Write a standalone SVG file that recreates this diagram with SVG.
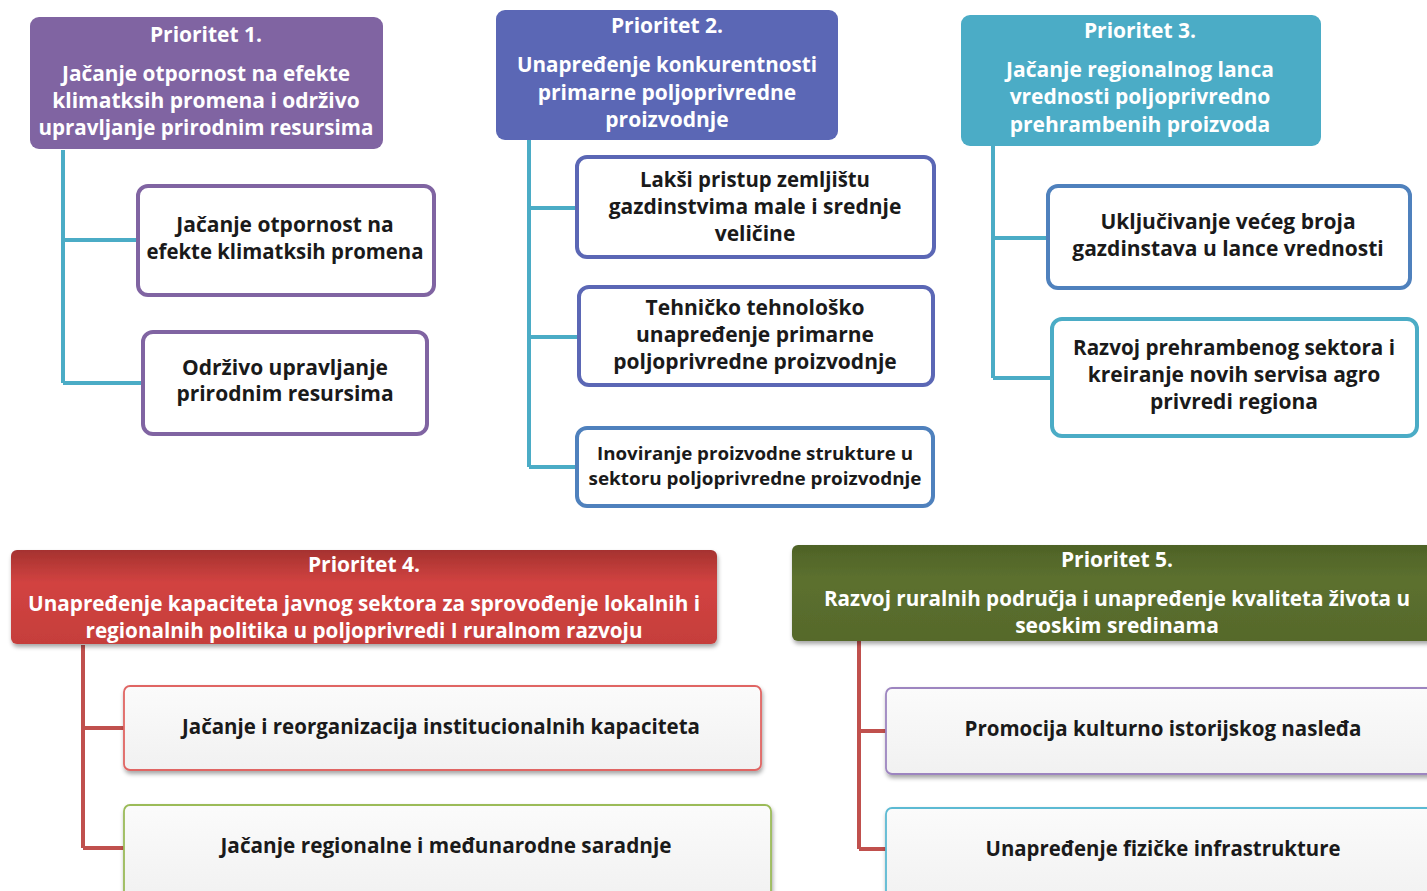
<svg xmlns="http://www.w3.org/2000/svg" width="1427" height="891" viewBox="0 0 1427 891">
<defs>
<linearGradient id="gRed" x1="0" y1="0" x2="0" y2="1">
<stop offset="0" stop-color="#a5322f"/><stop offset="0.35" stop-color="#d24341"/><stop offset="1" stop-color="#c53e3b"/>
</linearGradient>
<linearGradient id="gGreen" x1="0" y1="0" x2="0" y2="1">
<stop offset="0" stop-color="#4e6226"/><stop offset="0.35" stop-color="#5c702f"/><stop offset="1" stop-color="#56692b"/>
</linearGradient>
<linearGradient id="gLight" x1="0" y1="0" x2="0" y2="1">
<stop offset="0" stop-color="#fbfbfb"/><stop offset="1" stop-color="#f1f1f1"/>
</linearGradient>
<filter id="sh" x="-5%" y="-10%" width="110%" height="130%">
<feDropShadow dx="1" dy="3" stdDeviation="2" flood-color="#000" flood-opacity="0.35"/>
</filter>
</defs>
<style>
text{font-family:"Open Sans","Liberation Sans",sans-serif;font-weight:bold;text-anchor:middle;font-size:21px}
.w{fill:#ffffff}
.k{fill:#1a1a1a}
.s{font-size:18px}
.top{fill:none;stroke-width:4}
.con1{fill:none;stroke:#4bacc6;stroke-width:4}
.con2{fill:none;stroke:#c0504d;stroke-width:4}
.low{fill:url(#gLight);stroke-width:1.8;filter:url(#sh)}
</style>
<g id="connectors">
<path class="con1" d="M63 150 V383 M63 240 H137 M63 383 H142"/>
<path class="con1" d="M529 140 V467 M529 208 H576 M529 337 H578 M529 467 H576"/>
<path class="con1" d="M993 146 V378 M993 238 H1047 M993 378 H1051"/>
<path class="con2" d="M83 645 V848 M83 728 H124 M83 848 H124"/>
<path class="con2" d="M859 641 V849 M859 731 H886 M859 849 H886"/>
</g>
<g id="p1">
<rect x="30" y="17" width="353" height="132" rx="9" fill="#8064a2"/>
<text class="w" x="206" y="42">Prioritet 1.</text>
<text class="w" x="206" y="81" textLength="288" lengthAdjust="spacingAndGlyphs">Jačanje otpornost na efekte</text>
<text class="w" x="206" y="108">klimatksih promena i održivo</text>
<text class="w" x="206" y="135" textLength="335" lengthAdjust="spacingAndGlyphs">upravljanje prirodnim resursima</text>
</g>
<g id="p1a">
<rect class="top" x="138" y="186" width="296" height="109" rx="10" fill="#fff" stroke="#8064a2"/>
<text class="k" x="285" y="232">Jačanje otpornost na</text>
<text class="k" x="285" y="259" textLength="277" lengthAdjust="spacingAndGlyphs">efekte klimatksih promena</text>
</g>
<g id="p1b">
<rect class="top" x="143" y="332" width="284" height="102" rx="10" fill="#fff" stroke="#8064a2"/>
<text class="k" x="285" y="375">Održivo upravljanje</text>
<text class="k" x="285" y="401">prirodnim resursima</text>
</g>
<g id="p2">
<rect x="496" y="10" width="342" height="130" rx="9" fill="#5b67b5"/>
<text class="w" x="667" y="33">Prioritet 2.</text>
<text class="w" x="667" y="72" textLength="300" lengthAdjust="spacingAndGlyphs">Unapređenje konkurentnosti</text>
<text class="w" x="667" y="100">primarne poljoprivredne</text>
<text class="w" x="667" y="127">proizvodnje</text>
</g>
<g id="p2a">
<rect class="top" x="577" y="157" width="357" height="100" rx="10" fill="#fff" stroke="#5b67b5"/>
<text class="k" x="755" y="187" textLength="230" lengthAdjust="spacingAndGlyphs">Lakši pristup zemljištu</text>
<text class="k" x="755" y="214">gazdinstvima male i srednje</text>
<text class="k" x="755" y="241">veličine</text>
</g>
<g id="p2b">
<rect class="top" x="579" y="287" width="354" height="98" rx="10" fill="#fff" stroke="#5b67b5"/>
<text class="k" x="755" y="315">Tehničko tehnološko</text>
<text class="k" x="755" y="342">unapređenje primarne</text>
<text class="k" x="755" y="369">poljoprivredne proizvodnje</text>
</g>
<g id="p2c">
<rect class="top" x="577" y="428" width="356" height="78" rx="10" fill="#fff" stroke="#4f81bd"/>
<text class="k s" x="755" y="460" textLength="316" lengthAdjust="spacingAndGlyphs">Inoviranje proizvodne strukture u</text>
<text class="k s" x="755" y="485" textLength="333" lengthAdjust="spacingAndGlyphs">sektoru poljoprivredne proizvodnje</text>
</g>
<g id="p3">
<rect x="961" y="15" width="360" height="131" rx="9" fill="#4bacc6"/>
<text class="w" x="1140" y="38">Prioritet 3.</text>
<text class="w" x="1140" y="77">Jačanje regionalnog lanca</text>
<text class="w" x="1140" y="104">vrednosti poljoprivredno</text>
<text class="w" x="1140" y="132">prehrambenih proizvoda</text>
</g>
<g id="p3a">
<rect class="top" x="1048" y="186" width="362" height="102" rx="10" fill="#fff" stroke="#4f81bd"/>
<text class="k" x="1228" y="229">Uključivanje većeg broja</text>
<text class="k" x="1228" y="256">gazdinstava u lance vrednosti</text>
</g>
<g id="p3b">
<rect class="top" x="1052" y="319" width="365" height="117" rx="10" fill="#fff" stroke="#4bacc6"/>
<text class="k" x="1234" y="355" textLength="322" lengthAdjust="spacingAndGlyphs">Razvoj prehrambenog sektora i</text>
<text class="k" x="1234" y="382">kreiranje novih servisa agro</text>
<text class="k" x="1234" y="409">privredi regiona</text>
</g>
<g id="p4">
<rect x="11" y="550" width="706" height="94" rx="6" fill="url(#gRed)" filter="url(#sh)"/>
<text class="w" x="364" y="572">Prioritet 4.</text>
<text class="w" x="364" y="611" textLength="672" lengthAdjust="spacingAndGlyphs">Unapređenje kapaciteta javnog sektora za sprovođenje lokalnih i</text>
<text class="w" x="364" y="638" textLength="557" lengthAdjust="spacingAndGlyphs">regionalnih politika u poljoprivredi I ruralnom razvoju</text>
</g>
<g id="p4a">
<rect class="low" x="124" y="686" width="637" height="84" rx="6" stroke="#e06563"/>
<text class="k" x="441" y="734" textLength="518" lengthAdjust="spacingAndGlyphs">Jačanje i reorganizacija institucionalnih kapaciteta</text>
</g>
<g id="p4b">
<rect class="low" x="124" y="805" width="647" height="95" rx="6" stroke="#9bbb59"/>
<text class="k" x="446" y="853" textLength="451" lengthAdjust="spacingAndGlyphs">Jačanje regionalne i međunarodne saradnje</text>
</g>
<g id="p5">
<rect x="792" y="545" width="650" height="96" rx="6" fill="url(#gGreen)" filter="url(#sh)"/>
<text class="w" x="1117" y="567">Prioritet 5.</text>
<text class="w" x="1117" y="606" textLength="586" lengthAdjust="spacingAndGlyphs">Razvoj ruralnih područja i unapređenje kvaliteta života u</text>
<text class="w" x="1117" y="633">seoskim sredinama</text>
</g>
<g id="p5a">
<rect class="low" x="886" y="688" width="560" height="86" rx="6" stroke="#9d85c0"/>
<text class="k" x="1163" y="736" textLength="397" lengthAdjust="spacingAndGlyphs">Promocija kulturno istorijskog nasleđa</text>
</g>
<g id="p5b">
<rect class="low" x="886" y="808" width="560" height="95" rx="6" stroke="#5cbad3"/>
<text class="k" x="1163" y="856" textLength="355" lengthAdjust="spacingAndGlyphs">Unapređenje fizičke infrastrukture</text>
</g>
</svg>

_What the task requires:_
Give an exact reproduction of every line, leaving out any picture.

_In response:_
Write a standalone SVG file that recreates this diagram with SVG.
<svg xmlns="http://www.w3.org/2000/svg" width="1427" height="891" viewBox="0 0 1427 891">
<defs>
<linearGradient id="gRed" x1="0" y1="0" x2="0" y2="1">
<stop offset="0" stop-color="#a5322f"/><stop offset="0.35" stop-color="#d24341"/><stop offset="1" stop-color="#c53e3b"/>
</linearGradient>
<linearGradient id="gGreen" x1="0" y1="0" x2="0" y2="1">
<stop offset="0" stop-color="#4e6226"/><stop offset="0.35" stop-color="#5c702f"/><stop offset="1" stop-color="#56692b"/>
</linearGradient>
<linearGradient id="gLight" x1="0" y1="0" x2="0" y2="1">
<stop offset="0" stop-color="#fbfbfb"/><stop offset="1" stop-color="#f1f1f1"/>
</linearGradient>
<filter id="sh" x="-5%" y="-10%" width="110%" height="130%">
<feDropShadow dx="1" dy="3" stdDeviation="2" flood-color="#000" flood-opacity="0.35"/>
</filter>
</defs>
<style>
text{font-family:"Open Sans","Liberation Sans",sans-serif;font-weight:bold;text-anchor:middle;font-size:21px}
.w{fill:#ffffff}
.k{fill:#1a1a1a}
.s{font-size:18px}
.top{fill:none;stroke-width:4}
.con1{fill:none;stroke:#4bacc6;stroke-width:4}
.con2{fill:none;stroke:#c0504d;stroke-width:4}
.low{fill:url(#gLight);stroke-width:1.8;filter:url(#sh)}
</style>
<g id="connectors">
<path class="con1" d="M63 150 V383 M63 240 H137 M63 383 H142"/>
<path class="con1" d="M529 140 V467 M529 208 H576 M529 337 H578 M529 467 H576"/>
<path class="con1" d="M993 146 V378 M993 238 H1047 M993 378 H1051"/>
<path class="con2" d="M83 645 V848 M83 728 H124 M83 848 H124"/>
<path class="con2" d="M859 641 V849 M859 731 H886 M859 849 H886"/>
</g>
<g id="p1">
<rect x="30" y="17" width="353" height="132" rx="9" fill="#8064a2"/>
<text class="w" x="206" y="42">Prioritet 1.</text>
<text class="w" x="206" y="81" textLength="288" lengthAdjust="spacingAndGlyphs">Jačanje otpornost na efekte</text>
<text class="w" x="206" y="108">klimatksih promena i održivo</text>
<text class="w" x="206" y="135" textLength="335" lengthAdjust="spacingAndGlyphs">upravljanje prirodnim resursima</text>
</g>
<g id="p1a">
<rect class="top" x="138" y="186" width="296" height="109" rx="10" fill="#fff" stroke="#8064a2"/>
<text class="k" x="285" y="232">Jačanje otpornost na</text>
<text class="k" x="285" y="259" textLength="277" lengthAdjust="spacingAndGlyphs">efekte klimatksih promena</text>
</g>
<g id="p1b">
<rect class="top" x="143" y="332" width="284" height="102" rx="10" fill="#fff" stroke="#8064a2"/>
<text class="k" x="285" y="375">Održivo upravljanje</text>
<text class="k" x="285" y="401">prirodnim resursima</text>
</g>
<g id="p2">
<rect x="496" y="10" width="342" height="130" rx="9" fill="#5b67b5"/>
<text class="w" x="667" y="33">Prioritet 2.</text>
<text class="w" x="667" y="72" textLength="300" lengthAdjust="spacingAndGlyphs">Unapređenje konkurentnosti</text>
<text class="w" x="667" y="100">primarne poljoprivredne</text>
<text class="w" x="667" y="127">proizvodnje</text>
</g>
<g id="p2a">
<rect class="top" x="577" y="157" width="357" height="100" rx="10" fill="#fff" stroke="#5b67b5"/>
<text class="k" x="755" y="187" textLength="230" lengthAdjust="spacingAndGlyphs">Lakši pristup zemljištu</text>
<text class="k" x="755" y="214">gazdinstvima male i srednje</text>
<text class="k" x="755" y="241">veličine</text>
</g>
<g id="p2b">
<rect class="top" x="579" y="287" width="354" height="98" rx="10" fill="#fff" stroke="#5b67b5"/>
<text class="k" x="755" y="315">Tehničko tehnološko</text>
<text class="k" x="755" y="342">unapređenje primarne</text>
<text class="k" x="755" y="369">poljoprivredne proizvodnje</text>
</g>
<g id="p2c">
<rect class="top" x="577" y="428" width="356" height="78" rx="10" fill="#fff" stroke="#4f81bd"/>
<text class="k s" x="755" y="460" textLength="316" lengthAdjust="spacingAndGlyphs">Inoviranje proizvodne strukture u</text>
<text class="k s" x="755" y="485" textLength="333" lengthAdjust="spacingAndGlyphs">sektoru poljoprivredne proizvodnje</text>
</g>
<g id="p3">
<rect x="961" y="15" width="360" height="131" rx="9" fill="#4bacc6"/>
<text class="w" x="1140" y="38">Prioritet 3.</text>
<text class="w" x="1140" y="77">Jačanje regionalnog lanca</text>
<text class="w" x="1140" y="104">vrednosti poljoprivredno</text>
<text class="w" x="1140" y="132">prehrambenih proizvoda</text>
</g>
<g id="p3a">
<rect class="top" x="1048" y="186" width="362" height="102" rx="10" fill="#fff" stroke="#4f81bd"/>
<text class="k" x="1228" y="229">Uključivanje većeg broja</text>
<text class="k" x="1228" y="256">gazdinstava u lance vrednosti</text>
</g>
<g id="p3b">
<rect class="top" x="1052" y="319" width="365" height="117" rx="10" fill="#fff" stroke="#4bacc6"/>
<text class="k" x="1234" y="355" textLength="322" lengthAdjust="spacingAndGlyphs">Razvoj prehrambenog sektora i</text>
<text class="k" x="1234" y="382">kreiranje novih servisa agro</text>
<text class="k" x="1234" y="409">privredi regiona</text>
</g>
<g id="p4">
<rect x="11" y="550" width="706" height="94" rx="6" fill="url(#gRed)" filter="url(#sh)"/>
<text class="w" x="364" y="572">Prioritet 4.</text>
<text class="w" x="364" y="611" textLength="672" lengthAdjust="spacingAndGlyphs">Unapređenje kapaciteta javnog sektora za sprovođenje lokalnih i</text>
<text class="w" x="364" y="638" textLength="557" lengthAdjust="spacingAndGlyphs">regionalnih politika u poljoprivredi I ruralnom razvoju</text>
</g>
<g id="p4a">
<rect class="low" x="124" y="686" width="637" height="84" rx="6" stroke="#e06563"/>
<text class="k" x="441" y="734" textLength="518" lengthAdjust="spacingAndGlyphs">Jačanje i reorganizacija institucionalnih kapaciteta</text>
</g>
<g id="p4b">
<rect class="low" x="124" y="805" width="647" height="95" rx="6" stroke="#9bbb59"/>
<text class="k" x="446" y="853" textLength="451" lengthAdjust="spacingAndGlyphs">Jačanje regionalne i međunarodne saradnje</text>
</g>
<g id="p5">
<rect x="792" y="545" width="650" height="96" rx="6" fill="url(#gGreen)" filter="url(#sh)"/>
<text class="w" x="1117" y="567">Prioritet 5.</text>
<text class="w" x="1117" y="606" textLength="586" lengthAdjust="spacingAndGlyphs">Razvoj ruralnih područja i unapređenje kvaliteta života u</text>
<text class="w" x="1117" y="633">seoskim sredinama</text>
</g>
<g id="p5a">
<rect class="low" x="886" y="688" width="560" height="86" rx="6" stroke="#9d85c0"/>
<text class="k" x="1163" y="736" textLength="397" lengthAdjust="spacingAndGlyphs">Promocija kulturno istorijskog nasleđa</text>
</g>
<g id="p5b">
<rect class="low" x="886" y="808" width="560" height="95" rx="6" stroke="#5cbad3"/>
<text class="k" x="1163" y="856" textLength="355" lengthAdjust="spacingAndGlyphs">Unapređenje fizičke infrastrukture</text>
</g>
</svg>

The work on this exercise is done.